[Given instruction] Repeat the span of the entries below that starts at the line with "What matplotlib code" and ends at the line with "ax.spines[side].set_linewidth(1.5)", nothing more. Skip the pictures.

[Data section]
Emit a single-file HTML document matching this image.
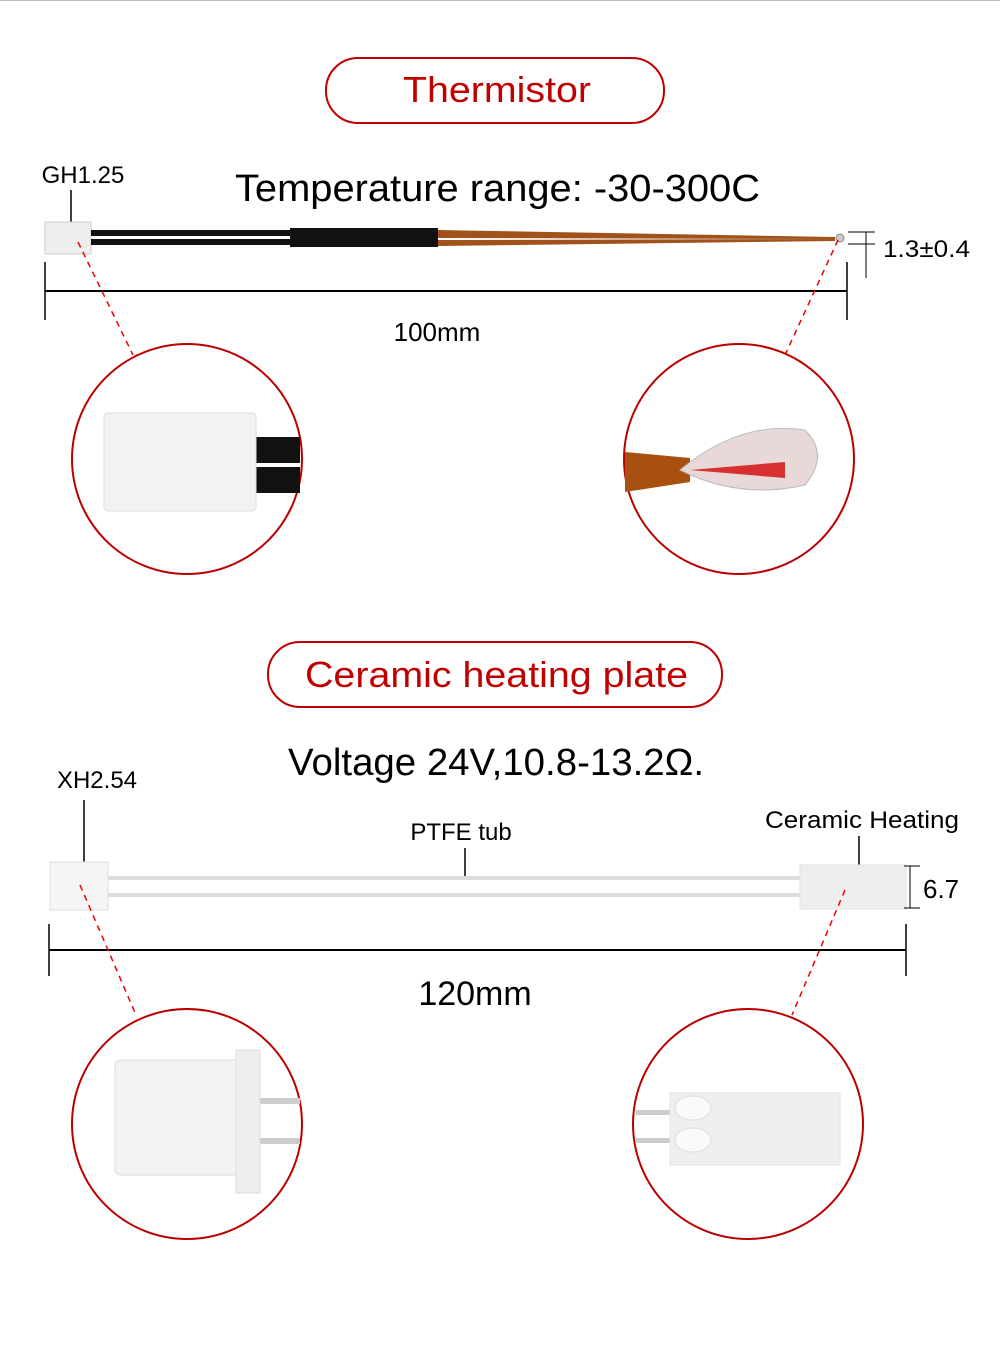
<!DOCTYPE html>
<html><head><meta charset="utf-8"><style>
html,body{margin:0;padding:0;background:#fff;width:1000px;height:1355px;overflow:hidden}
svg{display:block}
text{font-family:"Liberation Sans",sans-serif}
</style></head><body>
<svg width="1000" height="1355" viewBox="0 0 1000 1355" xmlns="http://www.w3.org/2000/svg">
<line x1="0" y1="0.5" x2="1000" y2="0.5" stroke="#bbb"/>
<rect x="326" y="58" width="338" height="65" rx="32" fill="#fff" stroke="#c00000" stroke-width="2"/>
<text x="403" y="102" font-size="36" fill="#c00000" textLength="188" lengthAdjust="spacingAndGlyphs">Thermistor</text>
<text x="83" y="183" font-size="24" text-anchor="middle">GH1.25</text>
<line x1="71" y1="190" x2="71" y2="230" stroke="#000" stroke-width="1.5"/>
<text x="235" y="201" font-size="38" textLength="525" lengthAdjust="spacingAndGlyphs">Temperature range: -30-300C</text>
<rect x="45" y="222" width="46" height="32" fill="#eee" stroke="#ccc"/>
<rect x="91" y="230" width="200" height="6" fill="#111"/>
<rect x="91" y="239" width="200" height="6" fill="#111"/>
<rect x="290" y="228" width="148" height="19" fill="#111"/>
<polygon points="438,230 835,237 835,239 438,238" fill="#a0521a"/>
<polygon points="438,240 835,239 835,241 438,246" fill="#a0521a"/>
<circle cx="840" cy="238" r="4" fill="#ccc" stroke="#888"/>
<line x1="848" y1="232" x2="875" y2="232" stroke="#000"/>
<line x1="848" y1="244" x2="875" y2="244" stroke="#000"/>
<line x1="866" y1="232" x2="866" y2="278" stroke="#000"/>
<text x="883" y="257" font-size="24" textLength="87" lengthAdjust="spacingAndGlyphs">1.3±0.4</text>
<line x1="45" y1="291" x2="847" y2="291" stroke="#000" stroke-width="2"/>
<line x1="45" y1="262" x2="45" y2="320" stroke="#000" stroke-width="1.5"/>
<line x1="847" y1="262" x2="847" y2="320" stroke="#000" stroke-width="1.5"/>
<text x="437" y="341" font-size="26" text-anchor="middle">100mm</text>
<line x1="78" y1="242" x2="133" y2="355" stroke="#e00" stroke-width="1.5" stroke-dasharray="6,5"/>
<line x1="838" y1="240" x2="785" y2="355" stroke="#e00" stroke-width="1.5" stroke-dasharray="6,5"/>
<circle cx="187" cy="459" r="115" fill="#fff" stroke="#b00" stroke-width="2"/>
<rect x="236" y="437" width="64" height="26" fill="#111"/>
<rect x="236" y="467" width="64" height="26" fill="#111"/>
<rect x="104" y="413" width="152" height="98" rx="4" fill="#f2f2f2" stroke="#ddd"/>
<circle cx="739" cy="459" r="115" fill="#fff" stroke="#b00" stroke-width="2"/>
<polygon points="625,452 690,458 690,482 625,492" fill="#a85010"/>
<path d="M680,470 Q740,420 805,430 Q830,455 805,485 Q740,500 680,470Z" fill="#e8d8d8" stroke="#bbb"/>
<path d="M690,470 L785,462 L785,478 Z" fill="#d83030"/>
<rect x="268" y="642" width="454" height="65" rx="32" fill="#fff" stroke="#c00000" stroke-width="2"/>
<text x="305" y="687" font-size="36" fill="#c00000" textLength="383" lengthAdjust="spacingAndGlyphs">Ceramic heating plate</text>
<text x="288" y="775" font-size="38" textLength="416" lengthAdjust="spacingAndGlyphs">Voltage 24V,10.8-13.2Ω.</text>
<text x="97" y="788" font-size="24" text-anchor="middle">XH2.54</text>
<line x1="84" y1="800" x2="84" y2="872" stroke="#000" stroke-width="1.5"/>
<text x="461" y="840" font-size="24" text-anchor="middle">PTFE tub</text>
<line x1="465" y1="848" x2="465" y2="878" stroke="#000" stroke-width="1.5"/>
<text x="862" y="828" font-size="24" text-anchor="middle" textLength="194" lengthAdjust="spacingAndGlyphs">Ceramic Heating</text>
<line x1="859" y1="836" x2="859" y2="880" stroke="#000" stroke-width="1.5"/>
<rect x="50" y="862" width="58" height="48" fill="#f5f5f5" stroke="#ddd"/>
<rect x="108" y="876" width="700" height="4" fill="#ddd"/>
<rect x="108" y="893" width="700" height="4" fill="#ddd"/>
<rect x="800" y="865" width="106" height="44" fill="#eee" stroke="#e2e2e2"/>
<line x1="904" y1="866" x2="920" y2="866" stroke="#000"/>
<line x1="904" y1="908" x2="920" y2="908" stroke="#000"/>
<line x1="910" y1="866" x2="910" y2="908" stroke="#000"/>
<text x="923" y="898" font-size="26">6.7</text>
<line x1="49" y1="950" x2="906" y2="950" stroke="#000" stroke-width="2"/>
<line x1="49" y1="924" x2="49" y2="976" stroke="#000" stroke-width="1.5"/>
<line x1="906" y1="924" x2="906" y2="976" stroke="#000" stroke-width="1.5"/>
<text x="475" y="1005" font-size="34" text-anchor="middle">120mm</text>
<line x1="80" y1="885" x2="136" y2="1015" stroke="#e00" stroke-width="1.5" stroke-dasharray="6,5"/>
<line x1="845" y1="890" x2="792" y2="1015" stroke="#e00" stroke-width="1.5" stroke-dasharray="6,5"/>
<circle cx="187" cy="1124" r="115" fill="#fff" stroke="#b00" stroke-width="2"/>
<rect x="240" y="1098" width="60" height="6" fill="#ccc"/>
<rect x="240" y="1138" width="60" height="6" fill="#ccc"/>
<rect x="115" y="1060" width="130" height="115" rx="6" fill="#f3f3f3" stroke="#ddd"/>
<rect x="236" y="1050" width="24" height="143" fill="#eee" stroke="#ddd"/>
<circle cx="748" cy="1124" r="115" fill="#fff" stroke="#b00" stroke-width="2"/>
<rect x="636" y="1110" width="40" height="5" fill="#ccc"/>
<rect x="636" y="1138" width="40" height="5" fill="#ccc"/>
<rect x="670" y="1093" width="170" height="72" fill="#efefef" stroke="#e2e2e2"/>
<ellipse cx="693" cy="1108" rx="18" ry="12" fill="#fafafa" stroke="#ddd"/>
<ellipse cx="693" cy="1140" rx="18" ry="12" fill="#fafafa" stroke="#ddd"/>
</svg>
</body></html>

==

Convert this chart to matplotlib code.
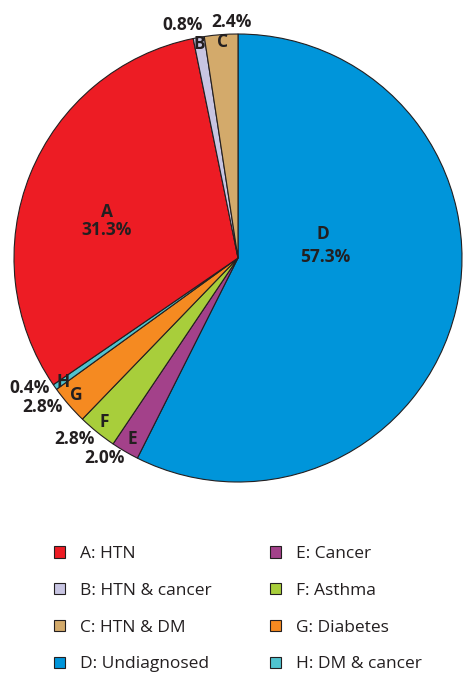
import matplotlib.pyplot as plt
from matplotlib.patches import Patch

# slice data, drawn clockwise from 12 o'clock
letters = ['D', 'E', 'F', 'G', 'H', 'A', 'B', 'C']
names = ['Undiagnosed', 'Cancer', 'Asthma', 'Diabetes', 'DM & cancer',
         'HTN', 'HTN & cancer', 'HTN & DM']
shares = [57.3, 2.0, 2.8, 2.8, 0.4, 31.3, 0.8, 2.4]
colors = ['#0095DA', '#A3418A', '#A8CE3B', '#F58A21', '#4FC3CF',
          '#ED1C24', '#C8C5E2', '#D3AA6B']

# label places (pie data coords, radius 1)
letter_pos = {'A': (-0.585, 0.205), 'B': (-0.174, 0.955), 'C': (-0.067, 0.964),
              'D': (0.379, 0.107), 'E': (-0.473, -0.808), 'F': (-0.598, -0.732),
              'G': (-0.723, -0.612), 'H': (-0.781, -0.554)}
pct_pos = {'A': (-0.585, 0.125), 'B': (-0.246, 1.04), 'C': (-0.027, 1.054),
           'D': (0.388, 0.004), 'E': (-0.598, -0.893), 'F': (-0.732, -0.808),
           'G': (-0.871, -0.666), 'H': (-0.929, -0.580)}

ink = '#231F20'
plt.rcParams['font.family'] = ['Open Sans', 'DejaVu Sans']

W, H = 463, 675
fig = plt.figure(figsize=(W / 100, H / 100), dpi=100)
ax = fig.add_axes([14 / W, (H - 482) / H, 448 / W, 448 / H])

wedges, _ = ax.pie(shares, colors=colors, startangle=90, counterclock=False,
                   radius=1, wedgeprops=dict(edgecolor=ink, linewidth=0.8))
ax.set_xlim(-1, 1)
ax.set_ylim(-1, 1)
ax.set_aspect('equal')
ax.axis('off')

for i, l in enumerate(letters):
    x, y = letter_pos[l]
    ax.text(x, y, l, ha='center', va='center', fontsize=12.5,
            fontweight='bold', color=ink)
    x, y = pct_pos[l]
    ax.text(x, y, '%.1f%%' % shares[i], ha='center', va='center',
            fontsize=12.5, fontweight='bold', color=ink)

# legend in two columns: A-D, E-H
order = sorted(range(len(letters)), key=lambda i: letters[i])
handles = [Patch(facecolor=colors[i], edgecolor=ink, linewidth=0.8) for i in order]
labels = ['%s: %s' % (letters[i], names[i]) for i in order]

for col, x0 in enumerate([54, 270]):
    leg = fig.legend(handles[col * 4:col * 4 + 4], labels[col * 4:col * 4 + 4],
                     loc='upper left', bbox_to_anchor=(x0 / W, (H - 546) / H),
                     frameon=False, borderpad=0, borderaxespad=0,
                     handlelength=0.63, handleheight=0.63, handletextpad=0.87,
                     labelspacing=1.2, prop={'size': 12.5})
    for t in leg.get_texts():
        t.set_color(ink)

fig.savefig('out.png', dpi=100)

* * *

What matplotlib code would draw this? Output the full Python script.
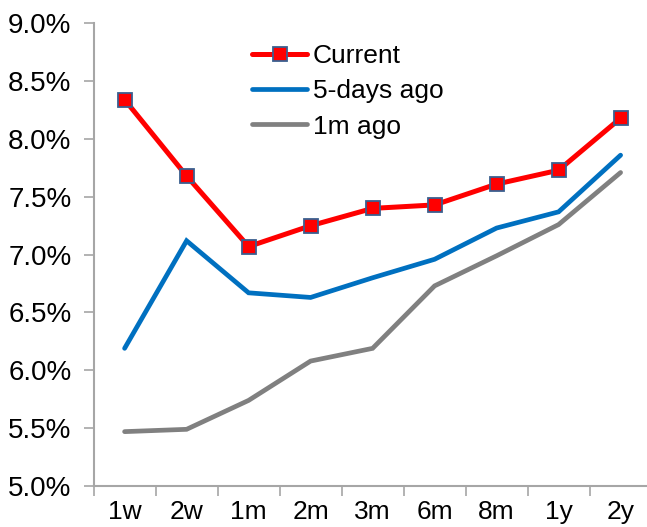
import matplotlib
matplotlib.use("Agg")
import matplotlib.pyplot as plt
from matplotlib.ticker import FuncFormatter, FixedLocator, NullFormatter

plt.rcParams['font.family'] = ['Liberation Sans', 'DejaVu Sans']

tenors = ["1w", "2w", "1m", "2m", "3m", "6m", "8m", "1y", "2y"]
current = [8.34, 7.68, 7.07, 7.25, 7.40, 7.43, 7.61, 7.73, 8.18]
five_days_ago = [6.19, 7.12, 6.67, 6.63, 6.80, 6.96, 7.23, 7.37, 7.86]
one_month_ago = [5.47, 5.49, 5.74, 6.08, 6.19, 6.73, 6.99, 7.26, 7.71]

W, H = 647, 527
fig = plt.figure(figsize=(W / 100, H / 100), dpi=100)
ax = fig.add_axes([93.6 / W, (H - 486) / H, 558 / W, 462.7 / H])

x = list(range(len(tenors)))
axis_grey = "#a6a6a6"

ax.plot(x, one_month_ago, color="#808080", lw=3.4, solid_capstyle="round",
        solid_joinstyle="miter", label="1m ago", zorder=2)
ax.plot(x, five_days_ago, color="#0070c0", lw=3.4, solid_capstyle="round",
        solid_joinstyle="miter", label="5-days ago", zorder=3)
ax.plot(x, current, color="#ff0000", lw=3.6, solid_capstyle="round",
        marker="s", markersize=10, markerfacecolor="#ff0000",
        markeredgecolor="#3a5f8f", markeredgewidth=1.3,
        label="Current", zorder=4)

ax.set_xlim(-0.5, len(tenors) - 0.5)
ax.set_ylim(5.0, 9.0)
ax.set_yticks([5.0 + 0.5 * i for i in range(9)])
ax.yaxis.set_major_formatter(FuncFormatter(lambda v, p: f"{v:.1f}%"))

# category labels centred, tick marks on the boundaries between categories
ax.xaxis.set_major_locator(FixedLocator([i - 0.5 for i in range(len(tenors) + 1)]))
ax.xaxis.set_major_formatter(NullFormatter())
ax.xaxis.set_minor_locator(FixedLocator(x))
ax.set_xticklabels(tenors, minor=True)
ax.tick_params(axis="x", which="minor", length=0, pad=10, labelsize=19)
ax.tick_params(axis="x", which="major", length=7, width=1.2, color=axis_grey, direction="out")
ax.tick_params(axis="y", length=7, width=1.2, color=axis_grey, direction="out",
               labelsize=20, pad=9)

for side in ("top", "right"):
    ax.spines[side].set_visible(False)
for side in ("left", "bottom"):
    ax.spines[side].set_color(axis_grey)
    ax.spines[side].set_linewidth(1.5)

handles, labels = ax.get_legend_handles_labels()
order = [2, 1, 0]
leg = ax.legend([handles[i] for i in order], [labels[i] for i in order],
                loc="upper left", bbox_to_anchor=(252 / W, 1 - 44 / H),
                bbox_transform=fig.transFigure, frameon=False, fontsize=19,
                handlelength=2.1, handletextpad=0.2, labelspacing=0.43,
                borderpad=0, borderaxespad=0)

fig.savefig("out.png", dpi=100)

[Final answer]
What matplotlib code would draw this? Output the full Python script.
import matplotlib
matplotlib.use("Agg")
import matplotlib.pyplot as plt
from matplotlib.ticker import FuncFormatter, FixedLocator, NullFormatter

plt.rcParams['font.family'] = ['Liberation Sans', 'DejaVu Sans']

tenors = ["1w", "2w", "1m", "2m", "3m", "6m", "8m", "1y", "2y"]
current = [8.34, 7.68, 7.07, 7.25, 7.40, 7.43, 7.61, 7.73, 8.18]
five_days_ago = [6.19, 7.12, 6.67, 6.63, 6.80, 6.96, 7.23, 7.37, 7.86]
one_month_ago = [5.47, 5.49, 5.74, 6.08, 6.19, 6.73, 6.99, 7.26, 7.71]

W, H = 647, 527
fig = plt.figure(figsize=(W / 100, H / 100), dpi=100)
ax = fig.add_axes([93.6 / W, (H - 486) / H, 558 / W, 462.7 / H])

x = list(range(len(tenors)))
axis_grey = "#a6a6a6"

ax.plot(x, one_month_ago, color="#808080", lw=3.4, solid_capstyle="round",
        solid_joinstyle="miter", label="1m ago", zorder=2)
ax.plot(x, five_days_ago, color="#0070c0", lw=3.4, solid_capstyle="round",
        solid_joinstyle="miter", label="5-days ago", zorder=3)
ax.plot(x, current, color="#ff0000", lw=3.6, solid_capstyle="round",
        marker="s", markersize=10, markerfacecolor="#ff0000",
        markeredgecolor="#3a5f8f", markeredgewidth=1.3,
        label="Current", zorder=4)

ax.set_xlim(-0.5, len(tenors) - 0.5)
ax.set_ylim(5.0, 9.0)
ax.set_yticks([5.0 + 0.5 * i for i in range(9)])
ax.yaxis.set_major_formatter(FuncFormatter(lambda v, p: f"{v:.1f}%"))

# category labels centred, tick marks on the boundaries between categories
ax.xaxis.set_major_locator(FixedLocator([i - 0.5 for i in range(len(tenors) + 1)]))
ax.xaxis.set_major_formatter(NullFormatter())
ax.xaxis.set_minor_locator(FixedLocator(x))
ax.set_xticklabels(tenors, minor=True)
ax.tick_params(axis="x", which="minor", length=0, pad=10, labelsize=19)
ax.tick_params(axis="x", which="major", length=7, width=1.2, color=axis_grey, direction="out")
ax.tick_params(axis="y", length=7, width=1.2, color=axis_grey, direction="out",
               labelsize=20, pad=9)

for side in ("top", "right"):
    ax.spines[side].set_visible(False)
for side in ("left", "bottom"):
    ax.spines[side].set_color(axis_grey)
    ax.spines[side].set_linewidth(1.5)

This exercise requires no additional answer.